College Rankings: Got to Love ‘Em, Got to Hate ‘Em

The national rankings encompass 311 institutions. The regional (South) rankings include 149.

The big news in the higher-ed world today is the publication of the 2018 U.S. News & World-Report college rankings, which, despite the many misgivings of anyone who knows anything about academia, remains the most widely followed consumer guide to higher education in America.

The University of Virginia, the commonwealth’s flagship institution, fell a notch to 25th place. Virginia Commonwealth University descended seven steps on the ladder, but Virginia Tech rose five and George Mason University ascended three.

Now, having legitimized the U.S News list by duly reporting the Virginia public college rankings, permit me to denounce it. While the online publication’s profiles of individual institutions contain much useful information, the obsession with rankings has a baleful effect on higher education generally.

Here’s the problem: With the exception of a few for-profit trade schools, higher-ed is a not-profit industry. Colleges and universities do not have shareholders. Therefore, they are not profit maximizing organizations. To people who think that “profit” is a dirty word, associated with exploitation and rapaciousness, the nonprofit status is a good thing. But it’s not as if colleges and universities, both public and private, have used their nonprofit status to hold down tuition & fees. Higher education has been one of the most inflationary sectors of the entire U.S. economy, and higher tuition & fees have been paid largely by the expedient of saddling students with unconscionable levels of debt.

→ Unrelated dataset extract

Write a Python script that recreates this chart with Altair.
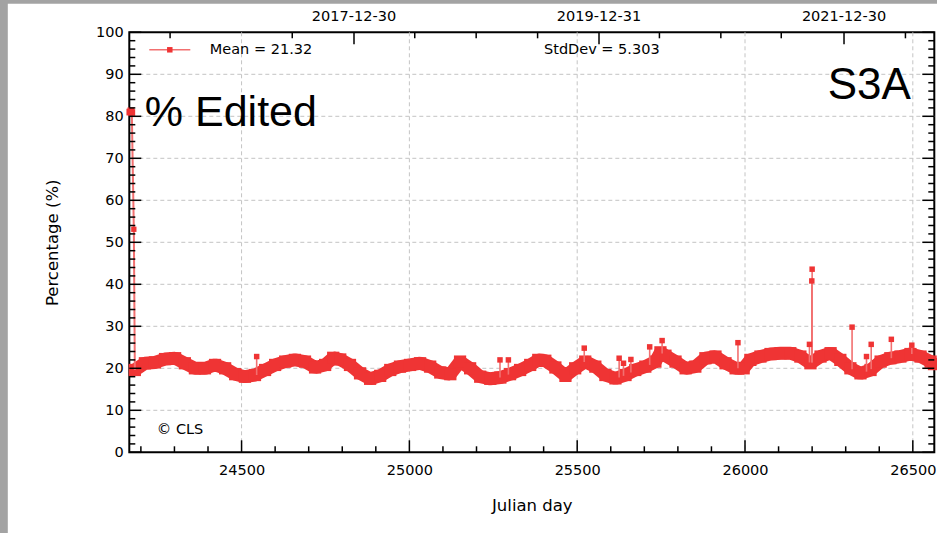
import altair as alt
import pandas as pd

# ---------------- data ----------------
# start of the record (first days after launch)
head_day = [24167, 24170, 24173, 24179, 24182]
head_val = [81.0, 81.3, 80.9, 53.1, 19.6]

# main daily band (smoothed centre of the daily values)
band_day = [24182, 24212, 24242, 24272, 24302, 24331, 24361, 24391, 24421, 24451,
            24481, 24510, 24540, 24570, 24600, 24630, 24659, 24689, 24719, 24749,
            24773, 24794, 24823, 24853, 24883, 24913, 24943, 24972, 25002, 25032,
            25062, 25092, 25122, 25151, 25181, 25211, 25241, 25271, 25300, 25330,
            25360, 25384, 25405, 25435, 25465, 25494, 25524, 25554, 25584, 25614,
            25644, 25673, 25703, 25733, 25748, 25763, 25793, 25823, 25852, 25882,
            25912, 25942, 25972, 25996, 26016, 26046, 26076, 26106, 26135, 26165,
            26195, 26225, 26255, 26284, 26314, 26344, 26374, 26404, 26433, 26463,
            26493, 26523, 26553, 26563]
band_val = [19.6, 21.2, 21.4, 22.2, 22.4, 21.2, 20.0, 20.0, 20.8, 20.0,
            18.6, 18.0, 18.4, 19.6, 20.8, 21.6, 22.0, 21.6, 20.2, 20.8,
            22.5, 22.1, 20.8, 18.8, 17.5, 18.2, 19.6, 20.4, 20.8, 21.2,
            20.4, 19.0, 18.6, 21.6, 20.0, 18.0, 17.5, 17.8, 18.6, 19.6,
            20.8, 22.0, 21.8, 20.2, 18.2, 20.0, 21.6, 20.4, 18.4, 17.6,
            18.4, 19.6, 20.4, 21.6, 23.8, 23.0, 21.6, 20.0, 20.4, 22.4,
            22.8, 21.2, 20.0, 20.0, 22.0, 22.8, 23.4, 23.6, 23.6, 22.8,
            21.2, 22.8, 23.6, 22.0, 20.0, 18.8, 19.6, 21.6, 22.4, 22.8,
            23.4, 22.8, 21.6, 21.0]

# isolated outliers above the band
spike_day = [24545, 25270, 25295, 25521, 25625, 25638, 25660, 25716, 25753, 25979,
             26192, 26199, 26200, 26319, 26362, 26376, 26436, 26497]
spike_val = [22.8, 22.0, 22.0, 24.8, 22.4, 21.2, 22.1, 25.1, 26.6, 26.1,
             25.7, 40.8, 43.6, 29.8, 22.8, 25.7, 26.9, 25.5]
spike_base = [18.4, 17.8, 18.5, 21.5, 17.8, 18.2, 19.0, 20.8, 23.5, 20.0,
              21.4, 21.4, 21.4, 19.8, 19.2, 19.8, 22.4, 23.4]

# axes
x_major = [24500, 25000, 25500, 26000, 26500]
x_minor = [d for d in range(24200, 26600, 100) if d % 500]
y_major = list(range(0, 101, 10))
y_minor = [v for v in range(2, 100, 2) if v % 10]
y_grid = list(range(10, 100, 10))
top_major = [24835, 25565, 26295]
top_labels = ["2017-12-30", "2019-12-31", "2021-12-30"]
top_minor = [24287, 24651, 25016, 25199, 25382, 25745, 25928, 26108, 26478]

legend_text = ["Mean = 21.32", "StdDev = 5.303"]

# ---------------- styling ----------------
W, H = 805, 420
RED = "#ef3434"
PALE = "#f27070"
FONT = "DejaVu Sans"
MAJ, MIN = 12, 6

xscale = alt.Scale(domain=[24165.5, 26564], nice=False, zero=False)
yscale = alt.Scale(domain=[0, 100], nice=False, zero=False)

X = alt.X("day:Q", scale=xscale, title="Julian day",
          axis=alt.Axis(values=x_major, format="d", domain=False, ticks=False, grid=False,
                        labelFont=FONT, labelFontSize=14.5, labelColor="black", labelPadding=11,
                        titleFont=FONT, titleFontSize=16.5, titleFontWeight="normal",
                        titleColor="black", titlePadding=21))
Y = alt.Y("pct:Q", scale=yscale, title="Percentage (%)",
          axis=alt.Axis(values=y_major, format="d", domain=False, ticks=False, grid=False,
                        labelFont=FONT, labelFontSize=14.5, labelColor="black", labelPadding=6,
                        titleFont=FONT, titleFontSize=16.5, titleFontWeight="normal",
                        titleColor="black", titlePadding=35))

head = pd.DataFrame({"day": head_day, "pct": head_val})
band = pd.DataFrame({"day": band_day, "pct": band_val})
spikes = pd.DataFrame({"day": spike_day, "pct": spike_val, "base": spike_base})

one = pd.DataFrame({"k": [0]})

# frame background strips
strip_left = alt.Chart(one).mark_rect(color="#a3a3a3").encode(
    x=alt.value(-129.3), x2=alt.value(-121.5), y=alt.value(-32.3), y2=alt.value(500.7))
strip_top = alt.Chart(one).mark_rect(color="#a3a3a3").encode(
    x=alt.value(-129.3), x2=alt.value(807.7), y=alt.value(-32.3), y2=alt.value(-28.5))

grid_y = alt.Chart(pd.DataFrame({"pct": y_grid})).mark_rule(
    color="#c4c4c4", strokeWidth=1, strokeDash=[4, 3]).encode(y=Y)
grid_x = alt.Chart(pd.DataFrame({"day": x_major})).mark_rule(
    color="#c4c4c4", strokeWidth=1, strokeDash=[4, 3]).encode(x=X)

# data marks
head_line = alt.Chart(head).mark_line(color=PALE, strokeWidth=2).encode(x=X, y=Y)
head_pts = alt.Chart(head.iloc[:3]).mark_square(color=RED, size=45, opacity=1).encode(x=X, y=Y)
head_mid = alt.Chart(head.iloc[3:4]).mark_square(color=RED, size=28, opacity=1).encode(x=X, y=Y)
spike_rule = alt.Chart(spikes).mark_rule(color=PALE, strokeWidth=1.6).encode(
    x=X, y=Y, y2="base:Q")
spike_pts = alt.Chart(spikes).mark_square(color=RED, size=30, opacity=1).encode(x=X, y=Y)
band_line = alt.Chart(band).mark_line(color=RED, strokeWidth=13, strokeJoin="bevel").encode(x=X, y=Y)
band_pts = alt.Chart(band).mark_square(color=RED, size=150, opacity=1).encode(x=X, y=Y)

# inward ticks on all four sides
tick = dict(color="black", strokeWidth=1.5)
xb_maj = alt.Chart(pd.DataFrame({"day": x_major})).mark_rule(**tick).encode(
    x=X, y=alt.value(H), y2=alt.value(H - MAJ))
xb_min = alt.Chart(pd.DataFrame({"day": x_minor})).mark_rule(**tick).encode(
    x=X, y=alt.value(H), y2=alt.value(H - MIN))
xt_maj = alt.Chart(pd.DataFrame({"day": top_major})).mark_rule(**tick).encode(
    x=X, y=alt.value(0), y2=alt.value(MAJ))
xt_min = alt.Chart(pd.DataFrame({"day": top_minor})).mark_rule(**tick).encode(
    x=X, y=alt.value(0), y2=alt.value(MIN))
yl_maj = alt.Chart(pd.DataFrame({"pct": y_major})).mark_rule(**tick).encode(
    y=Y, x=alt.value(0), x2=alt.value(MAJ))
yl_min = alt.Chart(pd.DataFrame({"pct": y_minor})).mark_rule(**tick).encode(
    y=Y, x=alt.value(0), x2=alt.value(MIN))
yr_maj = alt.Chart(pd.DataFrame({"pct": y_major})).mark_rule(**tick).encode(
    y=Y, x=alt.value(W), x2=alt.value(W - MAJ))
yr_min = alt.Chart(pd.DataFrame({"pct": y_minor})).mark_rule(**tick).encode(
    y=Y, x=alt.value(W), x2=alt.value(W - MIN))

top_text = alt.Chart(pd.DataFrame({"day": top_major, "lab": top_labels})).mark_text(
    font=FONT, fontSize=14.5, color="black", baseline="middle", align="center").encode(
    x=X, text="lab:N", y=alt.value(-15.5))

# legend and annotations
leg_line = alt.Chart(one).mark_rule(color=PALE, strokeWidth=1.5).encode(
    x=alt.value(20), x2=alt.value(61), y=alt.value(17.5))
leg_pt = alt.Chart(one).mark_square(color=RED, size=30, opacity=1).encode(
    x=alt.value(40.5), y=alt.value(17.5))
mean_txt = alt.Chart(one).mark_text(text=legend_text[0], font=FONT, fontSize=14.5,
                                    color="black", align="left", baseline="middle").encode(
    x=alt.value(80.5), y=alt.value(17.5))
std_txt = alt.Chart(one).mark_text(text=legend_text[1], font=FONT, fontSize=14.5,
                                   color="black", align="center", baseline="middle").encode(
    x=alt.value(472.5), y=alt.value(17.5))
sat_txt = alt.Chart(one).mark_text(text="S3A", font="Liberation Sans", fontSize=44,
                                   color="black", align="right", baseline="alphabetic").encode(
    x=alt.value(781.5), y=alt.value(66.5))
var_txt = alt.Chart(one).mark_text(text="% Edited", font="Liberation Sans", fontSize=43,
                                   color="black", align="left", baseline="alphabetic").encode(
    x=alt.value(15.5), y=alt.value(94))
cls_txt = alt.Chart(one).mark_text(text="© CLS", font=FONT, fontSize=14.5,
                                   color="black", align="left", baseline="middle").encode(
    x=alt.value(27.5), y=alt.value(397.5))

chart = alt.layer(
    grid_y, grid_x,
    band_line, band_pts, head_line, head_pts, head_mid, spike_rule, spike_pts,
    xb_maj, xb_min, xt_maj, xt_min, yl_maj, yl_min, yr_maj, yr_min,
    top_text, leg_line, leg_pt, mean_txt, std_txt, sat_txt, var_txt, cls_txt,
    strip_left, strip_top,
).properties(
    width=W, height=H,
    autosize=alt.AutoSizeParams(type="none"),
    padding={"left": 129.3, "top": 32.3, "right": 2.7, "bottom": 80.7},
    background="white",
).configure_view(stroke="black", strokeWidth=2)

chart.save("out.html", embed_options={"renderer": "svg", "actions": False})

It’s not as if the titans of higher-ed, mindful of their nonprofit status, restrain their appetites for more revenue. They just allocate the money differently. Instead of maximizing profits and returns to shareholders, they maximize the prestige of the institutions with which they are associated and maximize their bureaucratic fiefdoms within those institutions. No matter how much money they bring in, university administrators can always find ways to spend more.

The competition for prestige is a never-ending endeavor, and lists like U.S. News‘ feed the frenzy. No university board of visitors is ever content doing what it has always been doing. Every institution must conceive grand plans to erect new buildings, recruit prestigious faculty, lure smarter, more accomplished students, amass ever larger endowments, and create new, cutting-edge programs. There is never enough money to do all these things — especially when peer institutions are all competing to stand out by the same means. To stand still is to fall behind. To run is to stay in place. Only by sprinting ahead can an institution gain in prestige.

So, by U.S. News standards, the University of Virginia and Virginia Commonwealth University, despite all their frenetic activity to build their institutions, fell behind this year. They are deemed less prestigious than they were last year. While the publication does compile separate lists for “best value” and “A-plus schools for B students,” these are given far less prominence, and they get far less media attention. (The Richmond Times-Dispatch article, for example, focuses mainly upon the top-line rankings, never mentioning the more arcane rankings.)

In their lust for status and prestige, colleges and universities plow resources into programs and amenities that provide a diminishing return from an educational perspective. And the cost of education becomes out of reach for an ever-growing share of the population.

Update: Politico argues that the U.S. News ranking reinforce the tendency of colleges to vie for the same top applicants, who overlap to a significant degree with the wealthiest applicants.

For instance, Southern Methodist University in Dallas conducted a billion-dollar fundraising drive devoted to many of the areas ranked by U.S. News, including spending more on faculty and recruiting students with higher SAT scores — and jumped in the rankings. Meanwhile, Georgia State University, which has become a national model for graduating more low- and moderate-income students, dropped 30 spots.

The Politico article provides a database comparing the percentage of students accepted from the Top 1% and the Bottom 60%. Thus, we can see, for example, that the percentage of the Top 1% rose slightly at the College of William & Mary between 2000 and 2011, while the percentage of the bottom 60% declined commensurately.